China's central bank says it will strengthen regulation of companies engaged in financial technology - or fintech - in a bid to prevent risks.

In a report released last weekend, the People's Bank of China said some financial products offered through internet channels by fintech companies are "systemically important" and hence will be included in its macro-prudential assessment, or MPA.

 

A man uses his mobile phone to make a payment on a train from Tianjin to Qinhuangdao, Hebei province. Xinhua

The aim is to prevent cyclical risks and cross-market risk transmission, it said.

Analysts say this is the first time that the PBOC has said it will include fintech businesses in its MPA.

Big players in the third-party payment services market and the peer-to-peer, or P2P, lending market are likely to be included first, they say.

Previously, only big financial institutions, such as banks, brokerages and insurers, that play leading roles in their respective sectors were regarded as "systemically important" and were included in the MPA framework.

Their debt-to-asset ratio, liquidity, pricing, asset qualities, debt risks and lending policies are assessed by the central bank.

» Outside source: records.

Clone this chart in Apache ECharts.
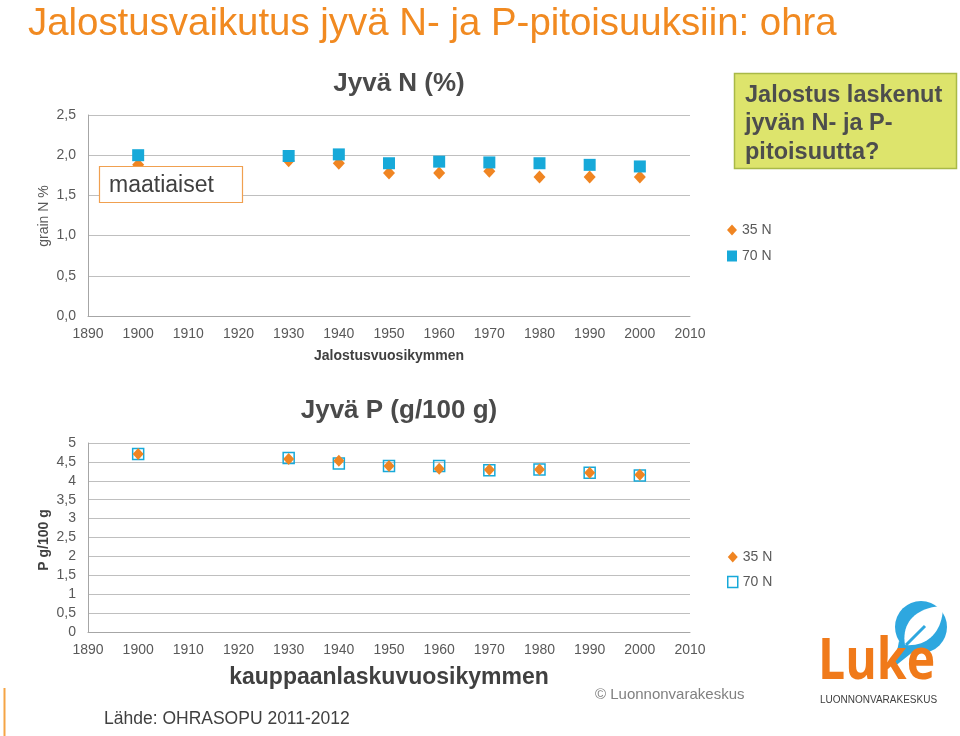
<!DOCTYPE html>
<html>
<head>
<meta charset="utf-8">
<script src="https://cdn.jsdelivr.net/npm/echarts@6/dist/echarts.min.js"></script>
<style>html,body{margin:0;padding:0;background:#fff}#c{width:960px;height:736px}</style>
</head>
<body>
<div id="c"></div>
<script>
// ---- data ----
const years = [1900, 1930, 1940, 1950, 1960, 1970, 1980, 1990, 2000];
const n35 = [1.88, 1.93, 1.90, 1.78, 1.78, 1.80, 1.73, 1.73, 1.73];
const n70 = [2.00, 1.99, 2.01, 1.90, 1.92, 1.91, 1.90, 1.88, 1.86];
const p35 = [4.71, 4.58, 4.53, 4.39, 4.32, 4.29, 4.30, 4.21, 4.16];
const p70 = [4.71, 4.60, 4.46, 4.39, 4.39, 4.28, 4.30, 4.21, 4.14];
const seriesNames = ['35 N', '70 N'];
const xMin = 1890, xMax = 2010, xStep = 10;
const nMax = 2.5, nStep = 0.5;
const pMax = 5, pStep = 0.5;

const ORANGE = '#F08522', CYAN = '#17A9D9', GRAY = '#595959', DARK = '#404040';
const FONT = 'Liberation Sans, Arial, sans-serif';

function pairs(xs, ys) { return xs.map((x, i) => [x, ys[i]]); }
const comma1 = v => v.toFixed(1).replace('.', ',');
const commaAuto = v => String(v).replace('.', ',');

// leaf outline for the logo (decorative shape)
function leafPoints() {
  const pts = [];
  const p0 = [905, 645], p3 = [943, 606];
  const c1 = [901, 622], c2 = [917, 607];
  const d1 = [943, 630], d2 = [929, 647];
  const bez = (a, b, c, d, t) => {
    const u = 1 - t;
    return [u*u*u*a[0] + 3*u*u*t*b[0] + 3*u*t*t*c[0] + t*t*t*d[0],
            u*u*u*a[1] + 3*u*u*t*b[1] + 3*u*t*t*c[1] + t*t*t*d[1]];
  };
  for (let i = 0; i <= 20; i++) pts.push(bez(p0, c1, c2, p3, i / 20));
  for (let i = 1; i < 20; i++) pts.push(bez(p3, d1, d2, p0, i / 20));
  return pts;
}

const chart = echarts.init(document.getElementById('c'), null, {renderer: 'canvas'});

const xAxisBase = {
  type: 'value', min: xMin, max: xMax, interval: xStep,
  axisLine: {show: true, onZero: false, lineStyle: {color: '#A6A6A6', width: 1}},
  axisTick: {show: false},
  splitLine: {show: false},
  axisLabel: {color: GRAY, fontSize: 14, fontFamily: FONT, margin: 11, formatter: v => String(v)},
  nameLocation: 'middle'
};
const yAxisBase = {
  type: 'value', min: 0,
  axisLine: {show: true, lineStyle: {color: '#A6A6A6', width: 1}},
  axisTick: {show: false},
  splitLine: {show: true, lineStyle: {color: '#BFBFBF', width: 1}},
  axisLabel: {color: GRAY, fontSize: 14, fontFamily: FONT, margin: 12}
};

const option = {
  animation: false,
  backgroundColor: '#fff',
  textStyle: {fontFamily: FONT},
  grid: [
    {left: 88, top: 115, width: 602, height: 201},
    {left: 88, top: 443, width: 602, height: 189}
  ],
  xAxis: [
    Object.assign({}, xAxisBase, {gridIndex: 0, name: 'Jalostusvuosikymmen', nameGap: 33,
      nameTextStyle: {color: DARK, fontSize: 14, fontWeight: 'bold', fontFamily: FONT}}),
    Object.assign({}, xAxisBase, {gridIndex: 1, name: 'kauppaanlaskuvuosikymmen', nameGap: 34,
      nameTextStyle: {color: DARK, fontSize: 23, fontWeight: 'bold', fontFamily: FONT}})
  ],
  yAxis: [
    Object.assign({}, yAxisBase, {gridIndex: 0, max: nMax, interval: nStep,
      axisLabel: Object.assign({}, yAxisBase.axisLabel, {formatter: comma1})}),
    Object.assign({}, yAxisBase, {gridIndex: 1, max: pMax, interval: pStep,
      axisLabel: Object.assign({}, yAxisBase.axisLabel, {formatter: commaAuto})})
  ],
  legend: [
    {
      orient: 'vertical', left: 722, top: 218, itemWidth: 10, itemHeight: 11, itemGap: 12,
      textStyle: {color: GRAY, fontSize: 14, fontFamily: FONT},
      data: [{name: seriesNames[0], icon: 'diamond'}, {name: seriesNames[1], icon: 'rect'}]
    },
    {
      orient: 'vertical', left: 722, top: 545, itemWidth: 10, itemHeight: 11, itemGap: 11,
      textStyle: {color: GRAY, fontSize: 14, fontFamily: FONT},
      formatter: name => name.replace(/^P /, ''),
      data: [{name: 'P ' + seriesNames[0], icon: 'diamond'},
             {name: 'P ' + seriesNames[1], icon: 'rect',
              itemStyle: {color: '#fff', borderColor: CYAN, borderWidth: 1.5}}]
    }
  ],
  series: [
    {name: seriesNames[0], type: 'scatter', xAxisIndex: 0, yAxisIndex: 0, z: 2,
     symbol: 'diamond', symbolSize: [12, 13], itemStyle: {color: ORANGE, opacity: 1},
     data: pairs(years, n35)},
    {name: seriesNames[1], type: 'scatter', xAxisIndex: 0, yAxisIndex: 0, z: 3,
     symbol: 'rect', symbolSize: 12, itemStyle: {color: CYAN, opacity: 1},
     data: pairs(years, n70)},
    {name: 'P ' + seriesNames[0], type: 'scatter', xAxisIndex: 1, yAxisIndex: 1, z: 3,
     symbol: 'diamond', symbolSize: [11, 12], itemStyle: {color: ORANGE, opacity: 1},
     data: pairs(years, p35)},
    {name: 'P ' + seriesNames[1], type: 'scatter', xAxisIndex: 1, yAxisIndex: 1, z: 2,
     symbol: 'rect', symbolSize: 11,
     itemStyle: {color: 'rgba(255,255,255,0)', borderColor: CYAN, borderWidth: 1.5, opacity: 1},
     data: pairs(years, p70)}
  ],
  graphic: [
    // main title
    {type: 'text', x: 28, y: 24, z: 10,
     style: {text: 'Jalostusvaikutus jyvä N- ja P-pitoisuuksiin: ohra', fill: '#F18A21',
             font: '38.4px ' + FONT, verticalAlign: 'middle'}},
    // chart titles
    {type: 'text', x: 399, y: 84, z: 10,
     style: {text: 'Jyvä N (%)', fill: '#4A4A4A', font: 'bold 26px ' + FONT, align: 'center', verticalAlign: 'middle'}},
    {type: 'text', x: 399, y: 411, z: 10,
     style: {text: 'Jyvä P (g/100 g)', fill: '#4A4A4A', font: 'bold 26px ' + FONT, align: 'center', verticalAlign: 'middle'}},
    // y axis names
    {type: 'text', x: 44, y: 216, rotation: Math.PI / 2, z: 10,
     style: {text: 'grain N %', fill: GRAY, font: '14px ' + FONT, align: 'center', verticalAlign: 'middle'}},
    {type: 'text', x: 44, y: 540, rotation: Math.PI / 2, z: 10,
     style: {text: 'P g/100 g', fill: DARK, font: 'bold 14px ' + FONT, align: 'center', verticalAlign: 'middle'}},
    // maatiaiset box
    {type: 'rect', z: 20, shape: {x: 99.5, y: 166.5, width: 143, height: 36},
     style: {fill: '#fff', stroke: '#F0A050', lineWidth: 1.2}},
    {type: 'text', z: 21, x: 109, y: 186,
     style: {text: 'maatiaiset', fill: DARK, font: '23px ' + FONT, verticalAlign: 'middle'}},
    // yellow box
    {type: 'rect', z: 20, shape: {x: 734.5, y: 73.5, width: 222, height: 95},
     style: {fill: '#DDE46C', stroke: '#A9B947', lineWidth: 1.5}},
    {type: 'text', z: 21, x: 745, y: 81,
     style: {text: 'Jalostus laskenut\njyvän N- ja P-\npitoisuutta?', fill: '#4D4D4D',
             font: 'bold 23.5px ' + FONT, lineHeight: 28.5}},
    // footer texts
    {type: 'text', z: 10, x: 595, y: 695,
     style: {text: '© Luonnonvarakeskus', fill: '#808080', font: '15px ' + FONT, verticalAlign: 'middle'}},
    {type: 'text', z: 10, x: 104, y: 719,
     style: {text: 'Lähde: OHRASOPU 2011-2012', fill: DARK, font: '17.5px ' + FONT, verticalAlign: 'middle'}},
    // left orange line
    {type: 'line', z: 10, shape: {x1: 4.5, y1: 688, x2: 4.5, y2: 736},
     style: {stroke: '#F5A445', lineWidth: 2}},
    // Luke logo
    {type: 'circle', z: 10, shape: {cx: 921, cy: 627, r: 26}, style: {fill: '#2EA7DF'}},
    {type: 'polygon', z: 10, shape: {points: [[899, 641], [894, 667], [914, 651]]}, style: {fill: '#2EA7DF'}},
    {type: 'polygon', z: 11, shape: {points: leafPoints()}, style: {fill: '#fff'}},
    {type: 'line', z: 12, shape: {x1: 906, y1: 645, x2: 925, y2: 626}, style: {stroke: '#2EA7DF', lineWidth: 3}},
    {type: 'text', z: 13, x: 818, y: 691, scaleX: 0.83,
     style: {text: 'Luke', fill: '#F07A1A', font: 'bold 58px "Open Sans", sans-serif', verticalAlign: 'bottom'}},
    {type: 'text', z: 13, x: 820, y: 700,
     style: {text: 'LUONNONVARAKESKUS', fill: DARK, font: '10px ' + FONT, verticalAlign: 'middle'}}
  ]
};
chart.setOption(option);
</script>
</body>
</html>
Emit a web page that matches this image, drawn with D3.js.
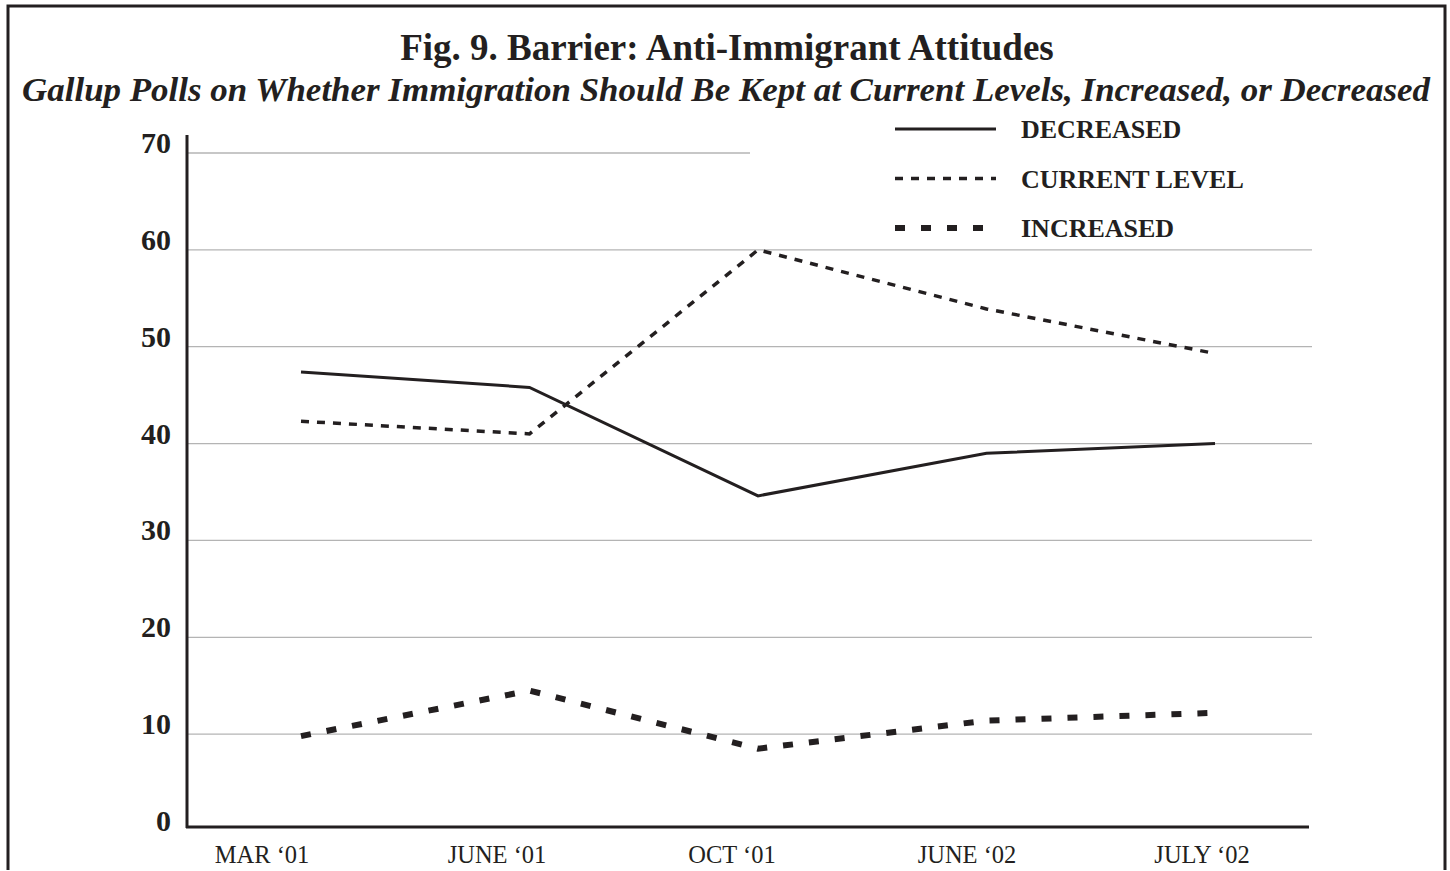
<!doctype html>
<html lang="en">
<head>
<meta charset="utf-8">
<title>Fig. 9. Barrier: Anti-Immigrant Attitudes</title>
<script src="https://cdn.jsdelivr.net/npm/d3@7"></script>
<style>
  body { margin: 0; background: #fff; }
  svg { display: block; font-family: "Liberation Serif", "Times New Roman", serif; }
  .ytick text { font-size: 30px; font-weight: bold; fill: #231f20; }
  .xtick text { font-size: 24.5px; fill: #231f20; }
  .legend text { font-size: 26px; font-weight: bold; fill: #231f20; }
</style>
</head>
<body>
<svg width="1450" height="871"></svg>
<script>
var periods = ["MAR \u201801", "JUNE \u201801", "OCT \u201801", "JUNE \u201802", "JULY \u201802"];
var decreased = [47.4, 45.8, 34.6, 39.0, 40.0];
var currentLevel = [42.3, 41.0, 60.0, 53.9, 49.3];
var increased = [9.8, 14.5, 8.5, 11.4, 12.2];
var yTicks = [0, 10, 20, 30, 40, 50, 60, 70];
var seriesNames = ["DECREASED", "CURRENT LEVEL", "INCREASED"];

var ink = "#231f20";
var svg = d3.select("svg");

// frame
svg.append("path")
  .attr("d", "M8,870 V6 H1445 V870")
  .attr("fill", "none").attr("stroke", ink).attr("stroke-width", 3);

// titles
svg.append("text").attr("x", 727).attr("y", 60)
  .attr("text-anchor", "middle")
  .style("font-size", "37px").style("font-weight", "bold").style("fill", ink)
  .text("Fig. 9. Barrier: Anti-Immigrant Attitudes");
svg.append("text").attr("x", 726).attr("y", 101)
  .attr("text-anchor", "middle")
  .attr("textLength", 1408).attr("lengthAdjust", "spacingAndGlyphs")
  .style("font-size", "33px").style("font-weight", "bold").style("font-style", "italic").style("fill", ink)
  .text("Gallup Polls on Whether Immigration Should Be Kept at Current Levels, Increased, or Decreased");

var y = d3.scaleLinear().domain([0, 70]).range([831, 153]);
var x = d3.scalePoint().domain(periods).range([301, 1215]);
var xLab = d3.scalePoint().domain(periods).range([262, 1202]);

// gridlines (top one stops short of the legend)
svg.append("g").selectAll("line")
  .data(yTicks.filter(d => d > 0))
  .enter().append("line")
    .attr("x1", 187)
    .attr("x2", d => d === 70 ? 750 : 1312)
    .attr("y1", d => y(d)).attr("y2", d => y(d))
    .attr("stroke", "#b4b4b4").attr("stroke-width", 1.3);

// axes
svg.append("line").attr("x1", 187).attr("x2", 187).attr("y1", 135).attr("y2", 828)
  .attr("stroke", ink).attr("stroke-width", 3);
svg.append("line").attr("x1", 186).attr("x2", 1309).attr("y1", 827).attr("y2", 827)
  .attr("stroke", ink).attr("stroke-width", 3);

svg.append("g").attr("class", "ytick").selectAll("text")
  .data(yTicks).enter().append("text")
    .attr("x", 171).attr("y", d => y(d) - 0)
    .attr("text-anchor", "end")
    .text(d => d);

svg.append("g").attr("class", "xtick").selectAll("text")
  .data(periods).enter().append("text")
    .attr("x", d => xLab(d)).attr("y", 863)
    .attr("text-anchor", "middle")
    .text(d => d);

// series
var styles = [
  { vals: decreased, dash: null, w: 3 },
  { vals: currentLevel, dash: "8,8", w: 3.5 },
  { vals: increased, dash: "10,16", w: 6 }
];
var line = d3.line().x((d, i) => x(periods[i])).y(d => y(d));
styles.forEach(s => {
  svg.append("path").datum(s.vals)
    .attr("d", line)
    .attr("fill", "none").attr("stroke", ink)
    .attr("stroke-width", s.w)
    .attr("stroke-dasharray", s.dash);
});

// legend
var lg = svg.append("g").attr("class", "legend");
seriesNames.forEach((name, i) => {
  var ly = 129 + i * 49.5;
  lg.append("line").attr("x1", 895).attr("x2", 996).attr("y1", ly).attr("y2", ly)
    .attr("stroke", ink).attr("stroke-width", styles[i].w)
    .attr("stroke-dasharray", styles[i].dash);
  lg.append("text").attr("x", 1021).attr("y", ly + 9).text(name);
});
</script>
</body>
</html>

Xue Hongyan, director of the Suning Financial Research Institute, the research arm of one of China's largest fintech service providers, says considering the definition of "systemically important" services and the market size of all fintech businesses, third-party payment services and P2P lenders are most likely to become the first to be regulated under the MPA framework.

"The PBOC move ... is actually a good sign for the fintech market because regulation indicates recognition of importance, and MPA, a mid-to long-term regulation framework, indicates that short-term risks are well handled," says Xue.

Ma Juan, a credit business manager with Bank of Shanghai, says the widely held view is that the P2P market's lending almost equals that of mainstream or traditional lenders.

"I don't need to name any specific provider. But we all know that the combined market size of the top three players in the peer-to-peer lending market, and the top two players in third-party payments could easily exceed 1 trillion yuan ($148.8 billion; 126.1 billion euros; 114.2 billion)," she says.

According to Home of P2P Lending, an online information provider focused on the P2P space, China has more than 2,000 online lending platforms whose combined transaction value exceeds 1 trillion yuan. Monthly inflows are somewhere between 30 billion and 50 billion yuan.

The combined transaction volume in China's third-party payment market was 35 trillion yuan in 2016, and is expected to more than double by the end of this year to surpass 70 trillion yuan, according to Analysys International data.

The PBOC report said that currently some providers of online financial services lack "self-regulation", while some are underqualified and are too weak to manage financial risks.

Yang Tao, researcher and fintech expert with the Chinese Academy of Social Sciences, says that strengthening regulation is inevitable as the fast growth of this segment entails more responsibilities, making compliance the key to success.